On new web or mobile projects, NexForge starts by mapping a clear vision and a short list of measurable signals. Instead of asking for a year long spec, the team helps clients frame two or three high value bets for the first few cycles. Each bet links to metrics such as activation, support load, or time to value.

Second Phase

During delivery, NexForge keeps feedback loops tight. Analytics, user interviews, and simple internal reviews feed back into planning sessions. Roadmaps are updated in small moves, not massive resets, so stakeholders see calm progress even when the direction shifts. The result is a product that matches today’s market more closely than the brief written six months ago.

Practical Steps to Adopt Adaptive Software Development

Moving to an adaptive model does not mean throwing out every existing process. Small changes can already make a difference.

  • Shorten planning horizons. Switch big annual feature lists into quarterly bets with room to adjust at the halfway mark.
  • Release thinner slices. Aim to ship something useful sooner, then layer extras based on signals instead of hunches.
  • Invest in observability. Good metrics, logs, and product analytics give teams the courage to change plans with evidence.
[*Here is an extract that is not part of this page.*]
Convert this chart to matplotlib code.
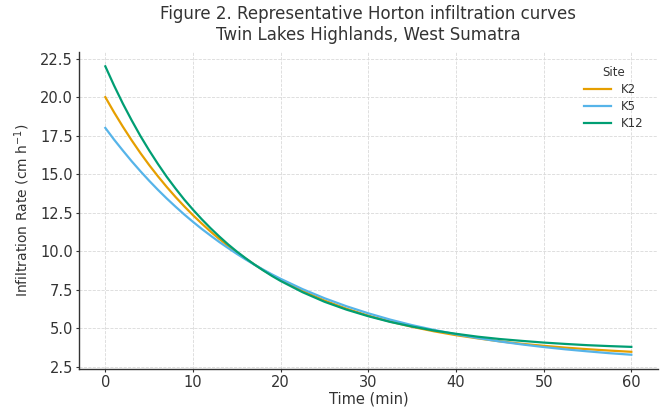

Leaders can also shift how they ask questions. Instead of only tracking “planned features delivered,” they can add measures like “time between insight and change” or “percentage of roadmap updated based on new data.” These numbers show if the organization is genuinely adaptive or just using new language.

Working With Partners on Adaptive Projects

When outside partners join an adaptive project, alignment becomes essential. A vendor used to rigid fixed scope contracts may struggle if scope evolves every month. That is why teams should discuss processes and change rules up front.

A partner like NexForge builds contracts that match this reality. Milestones focus on learning outcomes, not only feature checklists. Both sides agree on how to handle scope changes, what counts as a valid new insight, and how to document decisions. This creates enough structure for finance teams while still leaving room to respond to users.

Closing Thoughts

Adaptive software development accepts one simple truth. Products live in moving markets. Plans will age. The healthiest response is not to plan harder but to learn faster, keep feedback loops alive, and treat roadmaps as tools instead of promises.

Teams that adopt this mindset and support it with practical habits gain two quiet advantages. They waste less effort on dead paths and they recover faster when reality surprises them. In a world of shifting tech and customer needs, that steady ability to adapt often matters more than any single feature on the list.